Price and Availability
These boots are not cheap with prices of the Vierzon rubber boots with jersey lining starting around 150 euros. It surely helps to shop around online to see if some stores have a discount going or possibly give a bonus for creating an account at their webstore.
Availability is surprisingly good in The Netherlands with dozens of online shops selling Le Chameau wellies. Many of the shops are actually aimed at small target audiences like hunters, farmers, or fishers and not so much at the general rainboot audience looking for some hip fashion wellies.
Interestingly enough very similar Le Chameau boots are also available as waders but I could not find any good excuse to purchase a pair of hip waders as that would be over-the-top for the 20cm waterways I need to cross. Maybe I can think of one in the future.
While the overall look of the boots is not very fashionable they are absolutely killing the country-life look with the checkered jersey lining and availability in only 2 tints of green. As mentioned before the tiny structure in the rubber will make the boots look used when they are completely dry, which is a look I actually love. These boots are made to get dirty, not to prance around with in the city. Pictured below the boots right after purchase when the green rubber was still clean; that did not last long.

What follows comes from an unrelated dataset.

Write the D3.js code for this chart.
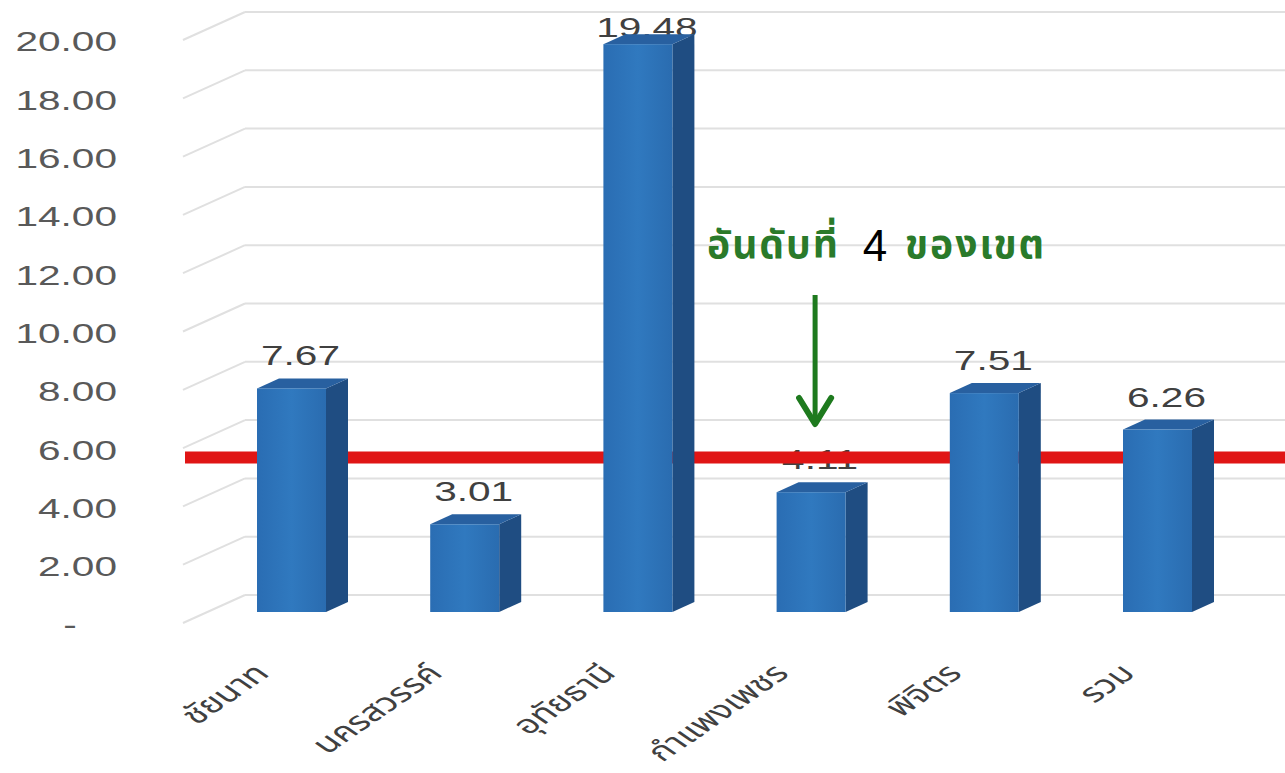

As you might have read between the lines already I am absolutely in love with my Le Chameau Vierzon rubber boots. The overall look and feel of these boots is so different from my PVC Dunlop wellies making them the perfect addition to my rainwear collection. And the feel of wearing them is like heaven with a near-perfect fit and how they change in looks when they get water splashed over them. These boots have been my daily footwear of choice since the day I purchased them and time will tell if they will last me long enough to make me feel loved back equally by them.